Living in North America and Siberia, Chipmunk is famous for her propensity to store seeds. People often see Her scurrying about with bulging cheeks full of seeds. Her cheeks can expand to equal her size. They allow Chipmunk to carry her food back to her burrow to eat. During the year, She collects and stores seeds in her vast complex of tunnels, doing most of her activity in the fall.

Besides seeds, Chipmunk will eat frogs and birds. Since She is an omnivore, She adds fungi and vegetables to her diet. Her eating habits help to spread various fungus and tree species. With the fungi, Chipmunk disperses the spores in several ways from storing the fungus to breaking it apart. By harvesting and hoarding seeds, She spreads many species of trees throughout the forest.

The underground burrow of Chipmunk has three areas for food, sleeping, and waste. Preferring sloping ground for drainage, She digs tunnels below the surface to her various chambers and for escape routes. Chipmunk can burrow through stone walls and concrete foundations, which makes Her a pest to some people. Except during mating season, Chipmunk lives by Herself in her home.

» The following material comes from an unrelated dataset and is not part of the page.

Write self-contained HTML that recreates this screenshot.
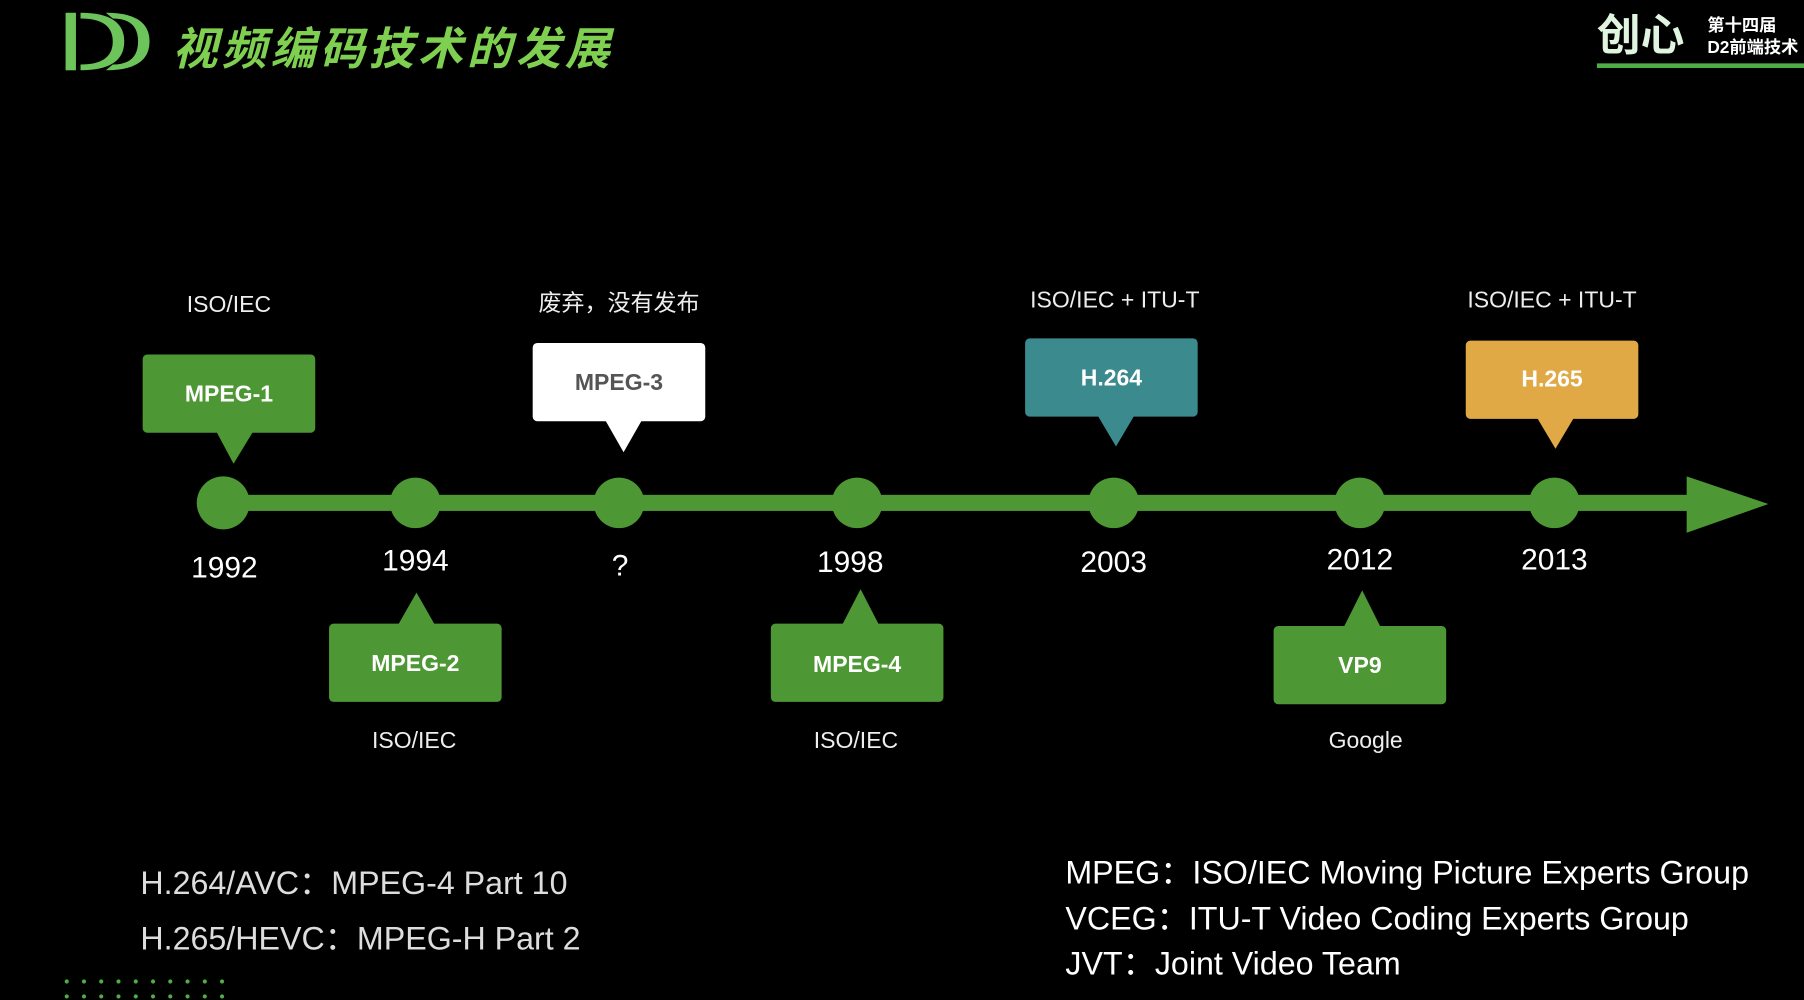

Chipmunk teaches people how to husband their resources. She stashes seeds to keep her well-supplied in food. During the winter, Chipmunk will “half-hibernate,” waking from time to time to eat. Some of the seeds, She eats right away, the others Chipmunk will save for the future. She also helps to disperse tree species, which in turn provides future sources of food. People can learn from Chipmunk how to save and when to use their various resources.